Wear Groove Depth VS Elapsed Test Time

Figure 1: Wear Groove Depth VS Elapsed Test Time

Next, we learned that casing grade, such as K-55, N-80, C-95, was not a good indicator of wear properties. Wear factors for various samples of N-80 casing were uncertain to ± 50%. Often there would be a significant difference in the wear factors obtained from casing samples cut from opposite ends of a 40 foot casing joint. Later tests showed a remarkable lack of correlation between wear factor and just about everything else associated with the composition of the casing alloy.

Every casing wear system should be regarded as unique and individual, and probably not related to any other casing wear system.

The Maurer ‘Wear Factor’, shown in Figure 2, has been shown to predict the performance of casing wear systems encountered in drilling operations with an uncertainty that is consistent with the uncertainty of the field measurements.

What is important in estimating casing wear to be expected during drilling operations is whether the casing wear factor will be 0.2 (oil based mud), 1.0 (some of the new hardbanding alloys), 5 to 8 (unprotected tool joints), or as high as 50 or 70 (X-80 as used in riser pipes).

Remember that we said that casing grade was no indicator of casing wear rate? I make an exception for X-80, a line pipe, often used as the basis for 21 inch riser pipes. At first, we didn’t believe our own results, but, yes, it was true.
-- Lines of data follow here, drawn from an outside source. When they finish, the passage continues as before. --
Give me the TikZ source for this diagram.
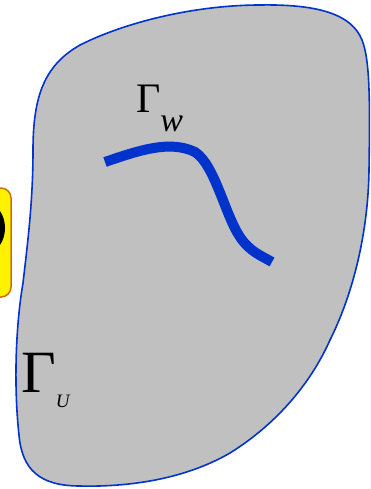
\documentclass[tikz,border=0pt]{standalone}
\usepackage{fontspec}
\setmainfont{Liberation Serif}
\usepackage{tikz}
\usetikzlibrary{positioning}
\colorlet{edge blue}{rgb,255:red,0;green,51;blue,204}
\colorlet{region grey}{rgb,255:red,192;green,192;blue,192}
\colorlet{box orange}{rgb,255:red,208;green,112;blue,0}
\tikzstyle{region} = [fill=region grey,draw=edge blue,line width=1.6pt]
\tikzstyle{wcurve} = [draw=edge blue,line width=10pt]
\tikzstyle{label} = [inner sep=0pt,anchor=base west]

\begin{document}
\begin{tikzpicture}[x=1pt,y=-1pt]
		\useasboundingbox (0,0) rectangle (370,489);
		\clip (0,0) rectangle (370,489);
		% yellow box at the left edge
		\draw[fill=yellow,draw=box orange,line width=1.5pt,rounded corners=10pt] (-40,188) rectangle (11,297);
		\fill[black] (-12,228) ellipse [x radius=17,y radius=24];
		% the region
		\path[region] (260,5) .. controls (320,4) and (352,15) .. (362,40)
			.. controls (370,60) and (370,100) .. (369,170)
			.. controls (368,240) and (350,300) .. (330,340)
			.. controls (310,385) and (275,425) .. (230,453)
			.. controls (180,482) and (120,487) .. (80,486)
			.. controls (40,486) and (22,470) .. (19,435)
			.. controls (14,390) and (15,330) .. (23,283)
			.. controls (28,240) and (33,200) .. (33,150)
			.. controls (33,95) and (45,65) .. (80,45)
			.. controls (130,20) and (200,5) .. (260,5) -- cycle;
		% the curve
		\draw[wcurve] (105,162) .. controls (140,150) and (170,140) .. (195,152)
			.. controls (215,165) and (225,215) .. (240,237)
			.. controls (250,252) and (262,256) .. (272,262);
		\node[label] (gw) at (136,113) {\fontsize{42}{42}\selectfont Γ\raisebox{-19pt}{\fontsize{34}{34}\selectfont\itshape w}};
		\node[label] (gu) at (21,392) {\fontsize{60}{60}\selectfont Γ\raisebox{-15pt}{\fontsize{19}{19}\selectfont\itshape U}};
	\end{tikzpicture}
\end{document}
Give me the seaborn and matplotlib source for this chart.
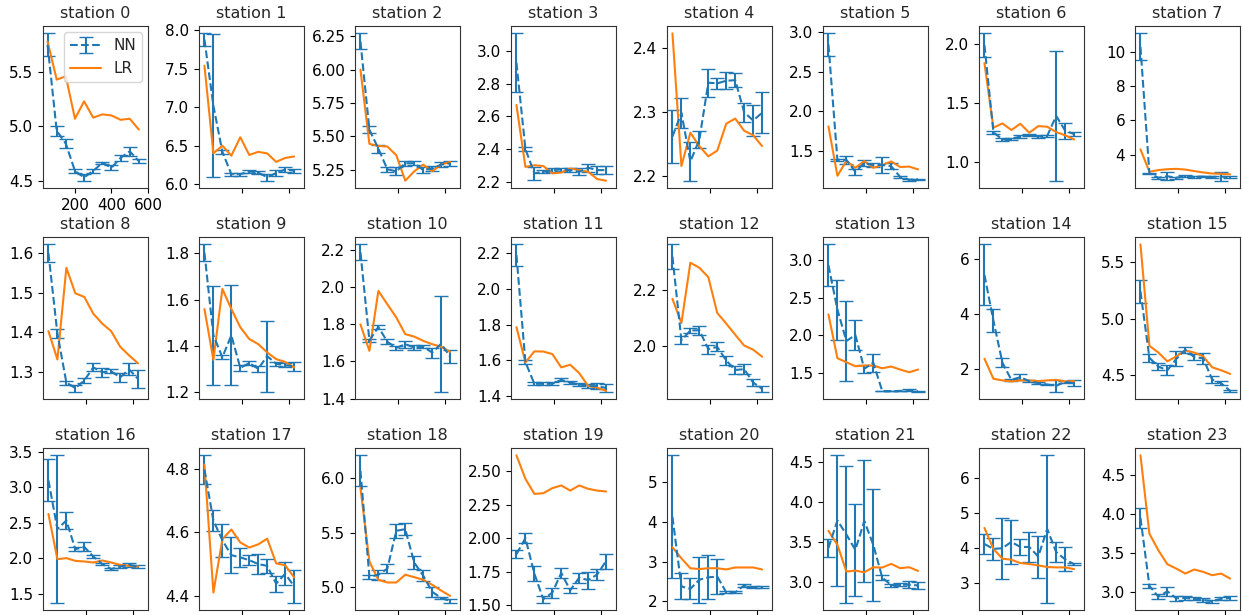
import numpy as np
import pandas as pd
import matplotlib
matplotlib.use("Agg")
import matplotlib.pyplot as plt
import seaborn as sns

# ---------------- data ----------------
x_station0 = [50, 100, 150, 200, 250, 300, 350, 400, 450, 500, 550]
x_other = [40, 78, 116, 154, 192, 230, 268, 306, 344, 382, 420]

nn_mean = [
    [5.75, 4.96, 4.84, 4.59, 4.53, 4.59, 4.665, 4.62, 4.71, 4.77, 4.68],
    [7.88, 7.02, 6.42, 6.13, 6.13, 6.165, 6.15, 6.09, 6.145, 6.19, 6.175],
    [6.21, 5.55, 5.41, 5.255, 5.24, 5.30, 5.30, 5.25, 5.26, 5.29, 5.30],
    [2.93, 2.40, 2.25, 2.26, 2.27, 2.275, 2.27, 2.26, 2.285, 2.27, 2.27],
    [2.262, 2.299, 2.223, 2.257, 2.346, 2.345, 2.349, 2.35, 2.30, 2.287, 2.299],
    [2.84, 1.39, 1.39, 1.24, 1.35, 1.325, 1.325, 1.31, 1.175, 1.14, 1.145],
    [1.99, 1.25, 1.19, 1.195, 1.215, 1.225, 1.215, 1.22, 1.39, 1.265, 1.235],
    [10.29, 2.90, 2.65, 2.74, 2.65, 2.75, 2.70, 2.72, 2.70, 2.72, 2.68],
    [1.599, 1.397, 1.274, 1.26, 1.279, 1.312, 1.30, 1.302, 1.287, 1.307, 1.283],
    [1.803, 1.445, 1.35, 1.445, 1.304, 1.325, 1.30, 1.355, 1.322, 1.315, 1.311],
    [2.188, 1.713, 1.786, 1.706, 1.673, 1.693, 1.675, 1.679, 1.648, 1.695, 1.626],
    [2.19, 1.59, 1.468, 1.468, 1.468, 1.49, 1.475, 1.465, 1.455, 1.455, 1.445],
    [2.321, 2.02, 2.055, 2.056, 1.988, 1.996, 1.947, 1.913, 1.916, 1.868, 1.845],
    [2.935, 2.343, 1.925, 2.005, 1.555, 1.636, 1.258, 1.258, 1.26, 1.27, 1.255],
    [5.44, 3.77, 2.25, 1.62, 1.72, 1.57, 1.50, 1.45, 1.40, 1.55, 1.49],
    [5.24, 4.653, 4.576, 4.544, 4.644, 4.724, 4.66, 4.649, 4.462, 4.429, 4.362],
    [3.094, 2.41, 2.53, 2.125, 2.158, 2.024, 1.918, 1.847, 1.882, 1.906, 1.882],
    [4.798, 4.637, 4.575, 4.528, 4.521, 4.512, 4.50, 4.494, 4.438, 4.469, 4.43],
    [6.07, 5.098, 5.117, 5.173, 5.52, 5.535, 5.228, 5.109, 4.96, 4.905, 4.877],
    [1.88, 2.00, 1.734, 1.543, 1.593, 1.74, 1.61, 1.705, 1.686, 1.728, 1.829],
    [4.13, 2.37, 2.31, 2.54, 2.60, 2.62, 2.22, 2.22, 2.395, 2.35, 2.35],
    [3.43, 3.773, 3.598, 3.405, 3.767, 3.468, 3.06, 2.963, 2.97, 2.97, 2.96],
    [4.12, 3.98, 4.00, 4.18, 4.035, 4.035, 3.76, 4.55, 3.89, 3.68, 3.54],
    [3.95, 3.075, 2.936, 3.006, 2.917, 2.92, 2.91, 2.894, 2.88, 2.91, 2.92],
]

nn_err = [
    [0.105, 0.045, 0.04, 0.02, 0.03, 0.02, 0.01, 0.025, 0.03, 0.04, 0.02],
    [0.08, 0.93, 0.03, 0.02, 0.02, 0.025, 0.02, 0.045, 0.035, 0.03, 0.025],
    [0.06, 0.025, 0.03, 0.02, 0.03, 0.02, 0.015, 0.025, 0.02, 0.017, 0.02],
    [0.18, 0.015, 0.04, 0.009, 0.01, 0.008, 0.01, 0.02, 0.025, 0.025, 0.025],
    [0.042, 0.023, 0.03, 0.013, 0.022, 0.009, 0.013, 0.011, 0.015, 0.024, 0.032],
    [0.14, 0.01, 0.05, 0.04, 0.035, 0.025, 0.105, 0.04, 0.015, 0.012, 0.01],
    [0.10, 0.01, 0.01, 0.01, 0.01, 0.01, 0.01, 0.01, 0.55, 0.067, 0.014],
    [0.79, 0.05, 0.06, 0.22, 0.06, 0.05, 0.05, 0.05, 0.05, 0.24, 0.05],
    [0.022, 0.011, 0.005, 0.009, 0.007, 0.01, 0.011, 0.005, 0.012, 0.015, 0.022],
    [0.036, 0.213, 0.009, 0.216, 0.013, 0.008, 0.013, 0.154, 0.009, 0.009, 0.02],
    [0.043, 0.007, 0.009, 0.013, 0.012, 0.018, 0.013, 0.009, 0.027, 0.258, 0.037],
    [0.06, 0.012, 0.008, 0.008, 0.008, 0.008, 0.01, 0.008, 0.01, 0.016, 0.021],
    [0.044, 0.014, 0.009, 0.016, 0.016, 0.016, 0.017, 0.015, 0.018, 0.013, 0.01],
    [0.278, 0.40, 0.527, 0.194, 0.056, 0.118, 0.005, 0.005, 0.005, 0.013, 0.005],
    [1.11, 0.41, 0.16, 0.03, 0.12, 0.03, 0.03, 0.03, 0.21, 0.03, 0.11],
    [0.10, 0.037, 0.032, 0.044, 0.066, 0.029, 0.029, 0.047, 0.029, 0.019, 0.007],
    [0.294, 1.036, 0.116, 0.03, 0.064, 0.024, 0.012, 0.012, 0.024, 0.024, 0.024],
    [0.045, 0.033, 0.052, 0.057, 0.029, 0.016, 0.033, 0.021, 0.025, 0.036, 0.052],
    [0.142, 0.018, 0.046, 0.042, 0.062, 0.057, 0.057, 0.054, 0.049, 0.012, 0.016],
    [0.032, 0.038, 0.054, 0.025, 0.038, 0.04, 0.018, 0.038, 0.064, 0.04, 0.056],
    [1.556, 0.33, 0.27, 0.58, 0.555, 0.445, 0.025, 0.025, 0.035, 0.03, 0.03],
    [0.109, 0.815, 0.853, 0.573, 0.767, 0.698, 0.03, 0.017, 0.02, 0.046, 0.048],
    [0.29, 0.31, 0.87, 0.62, 0.24, 0.43, 0.60, 2.11, 0.28, 0.345, 0.035],
    [0.128, 0.024, 0.03, 0.058, 0.032, 0.02, 0.02, 0.022, 0.02, 0.02, 0.028],
]

lr_vals = [
    [5.78, 5.43, 5.46, 5.07, 5.23, 5.08, 5.11, 5.10, 5.06, 5.07, 4.97],
    [7.54, 6.40, 6.50, 6.37, 6.61, 6.38, 6.42, 6.40, 6.29, 6.34, 6.36],
    [6.00, 5.445, 5.43, 5.425, 5.36, 5.17, 5.24, 5.29, 5.24, 5.29, 5.31],
    [2.67, 2.29, 2.30, 2.295, 2.25, 2.255, 2.28, 2.27, 2.26, 2.215, 2.205],
    [2.423, 2.216, 2.268, 2.247, 2.231, 2.24, 2.282, 2.29, 2.271, 2.264, 2.247],
    [1.81, 1.19, 1.375, 1.29, 1.375, 1.29, 1.325, 1.37, 1.30, 1.305, 1.27],
    [1.837, 1.29, 1.326, 1.27, 1.323, 1.247, 1.303, 1.298, 1.253, 1.225, 1.19],
    [4.31, 3.00, 3.10, 3.15, 3.17, 3.13, 3.04, 2.96, 2.90, 2.88, 2.85],
    [1.403, 1.332, 1.562, 1.498, 1.489, 1.447, 1.422, 1.403, 1.364, 1.342, 1.322],
    [1.559, 1.339, 1.646, 1.559, 1.48, 1.429, 1.407, 1.371, 1.342, 1.33, 1.306],
    [1.80, 1.657, 1.98, 1.908, 1.837, 1.747, 1.734, 1.711, 1.693, 1.679, 1.652],
    [1.786, 1.588, 1.65, 1.649, 1.635, 1.56, 1.575, 1.528, 1.456, 1.447, 1.428],
    [2.169, 2.082, 2.299, 2.281, 2.247, 2.118, 2.08, 2.04, 2.001, 1.986, 1.961],
    [2.279, 1.696, 1.642, 1.589, 1.598, 1.598, 1.562, 1.585, 1.545, 1.509, 1.545],
    [2.39, 1.66, 1.60, 1.56, 1.60, 1.60, 1.575, 1.60, 1.62, 1.56, 1.575],
    [5.654, 4.759, 4.70, 4.622, 4.666, 4.718, 4.70, 4.666, 4.57, 4.544, 4.512],
    [2.621, 1.986, 2.00, 1.962, 1.953, 1.939, 1.967, 1.939, 1.906, 1.892, 1.882],
    [4.814, 4.41, 4.578, 4.609, 4.568, 4.552, 4.562, 4.58, 4.502, 4.496, 4.458],
    [5.914, 5.239, 5.071, 5.046, 5.046, 5.117, 5.095, 5.071, 5.025, 4.972, 4.923],
    [2.618, 2.443, 2.33, 2.335, 2.373, 2.393, 2.355, 2.393, 2.368, 2.355, 2.348],
    [3.36, 3.08, 2.83, 2.81, 2.83, 2.83, 2.80, 2.85, 2.85, 2.85, 2.80],
    [3.644, 3.468, 3.134, 3.146, 3.125, 3.188, 3.184, 3.23, 3.176, 3.188, 3.142],
    [4.58, 3.98, 3.70, 3.67, 3.575, 3.546, 3.508, 3.46, 3.45, 3.45, 3.40],
    [4.755, 3.746, 3.533, 3.354, 3.298, 3.234, 3.286, 3.256, 3.213, 3.234, 3.17],
]

titles = [f"station {i}" for i in range(24)]
station0_xticks = [200, 400, 600]

# ---------------- style ----------------
sns.set_style("ticks")
plt.rcParams["font.family"] = ["DejaVu Sans"]
plt.rcParams["axes.edgecolor"] = "black"
plt.rcParams["xtick.color"] = "black"
plt.rcParams["ytick.color"] = "black"
plt.rcParams["axes.linewidth"] = 0.8

C_NN = "#1f77b4"
C_LR = "#ff7f0e"

fig, axes = plt.subplots(3, 8, figsize=(12.43, 6.15), dpi=100)
fig.subplots_adjust(left=0.0346, right=0.9976, top=0.9577, bottom=0.0081,
                    wspace=0.486, hspace=0.302)

for i, ax in enumerate(axes.flat):
    xs = x_station0 if i == 0 else x_other
    eb = ax.errorbar(xs, nn_mean[i], yerr=nn_err[i], fmt="--", color=C_NN,
                     capsize=5, elinewidth=1.5, linewidth=1.5, label="NN")
    df = pd.DataFrame({"x": xs, "y": lr_vals[i]})
    sns.lineplot(data=df, x="x", y="y", ax=ax, color=C_LR, linewidth=1.5,
                 estimator=None, sort=False, legend=False)
    lr_line = ax.lines[-1]
    ax.set_title(titles[i], fontsize=11.5)
    ax.set_xlabel("")
    ax.set_ylabel("")
    ax.tick_params(axis="both", labelsize=11, length=3.5, width=0.8)
    for sp in ax.spines.values():
        sp.set_visible(True)
        sp.set_color("#333333")
    if i == 0:
        ax.set_xlim(25, 600)
        ax.set_xticks(station0_xticks)
        ax.legend([eb, lr_line], ["NN", "LR"], loc="upper right", fontsize=11,
                  framealpha=0.8, borderaxespad=0.4)
    else:
        ax.set_xlim(17, 462)
        ax.set_xticks([200, 400])
        ax.set_xticklabels([])

fig.savefig("out.png", dpi=100)
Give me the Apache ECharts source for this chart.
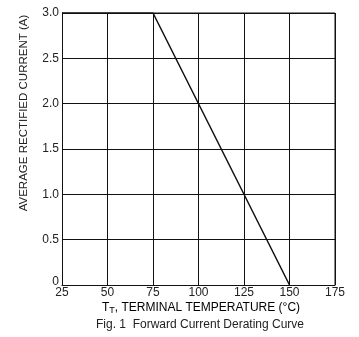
<!DOCTYPE html>
<html><head><meta charset="utf-8">
<script src="https://cdn.jsdelivr.net/npm/echarts@6/dist/echarts.min.js"></script>
<style>html,body{margin:0;padding:0;background:#fff}#c{width:359px;height:337px}</style>
</head><body><div id="c"></div>
<script>
const temperature = [25, 75, 150];
const current = [3.0, 3.0, 0];
const xTicks = [25, 50, 75, 100, 125, 150, 175];
const yTicks = ['0', '0.5', '1.0', '1.5', '2.0', '2.5', '3.0'];

const FONT = 'Liberation Sans';
const chart = echarts.init(document.getElementById('c'));
chart.setOption({
  animation: false,
  grid: { left: 62, right: 24, top: 13, bottom: 52 },
  xAxis: {
    type: 'value', min: 25, max: 175, interval: 25,
    axisLine: { show: true, lineStyle: { color: '#111', width: 1 } },
    axisTick: { show: false },
    axisLabel: { color: '#222', fontFamily: FONT, fontSize: 12, margin: 2,
      formatter: v => xTicks.includes(v) ? String(v) : '' },
    splitLine: { show: true, lineStyle: { color: '#111', width: 1 } }
  },
  yAxis: {
    type: 'value', min: 0, max: 3, interval: 0.5,
    axisLine: { show: true, lineStyle: { color: '#111', width: 1 } },
    axisTick: { show: false },
    axisLabel: { color: '#222', fontFamily: FONT, fontSize: 12, margin: 3,
      formatter: v => { const t = yTicks[Math.round(v * 2)]; return v === 0 ? '{z|' + t + '}' : t; },
      rich: { z: { fontSize: 12, fontFamily: FONT, color: '#222', padding: [0, 0, 7, 0] } } },
    splitLine: { show: true, lineStyle: { color: '#111', width: 1 } }
  },
  series: [{
    type: 'line',
    data: temperature.map((t, i) => [t, current[i]]),
    symbol: 'none',
    lineStyle: { color: '#111', width: 1.5 }
  }],
  graphic: [
    { type: 'line', shape: { x1: 62, y1: 13, x2: 335, y2: 13 }, style: { stroke: '#111', lineWidth: 1 } },
    { type: 'line', shape: { x1: 335, y1: 13, x2: 335, y2: 285 }, style: { stroke: '#111', lineWidth: 1 } },
    { type: 'text', x: 24, y: 113, rotation: Math.PI / 2,
      style: { text: 'AVERAGE RECTIFIED CURRENT (A)', fill: '#222', font: '11.5px "Liberation Sans"', align: 'center', verticalAlign: 'middle' } },
    { type: 'text', x: 201, y: 308,
      style: { text: '{a|T}{s|T}{a|, TERMINAL TEMPERATURE (°C)}', align: 'center', verticalAlign: 'middle',
        rich: { a: { fontSize: 12, fontFamily: FONT, color: '#222' },
                s: { fontSize: 9, fontFamily: FONT, color: '#222', padding: [6, 0, 0, 0] } } } },
    { type: 'text', x: 200, y: 325,
      style: { text: 'Fig. 1  Forward Current Derating Curve', fill: '#222', font: '12px "Liberation Sans"', align: 'center', verticalAlign: 'middle' } }
  ]
});
</script></body></html>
This explains the severity of riser wear adjacent to the flex joint at the wellhead.

Casing Wear Groove Volume VS Work Done by Tool Joint

Figure 2: Casing Wear Groove Volume VS Work Done by Tool Joint

The result of extremely high casing wear rate is shown in Figure 3. The tool joint was hardbanded with rough tungsten carbide, as shown in Figure 1 of Casing Wear Series – 1: How we got here?.

Extremely High Casing Wear Rate

Figure 3: Extremely High Casing Wear Rate

This is why rough, field applied Tungsten Carbide has largely been abandoned as a means to protect tool joints during drilling operations. It does protect the tool joints, but is a bit hard on the casing.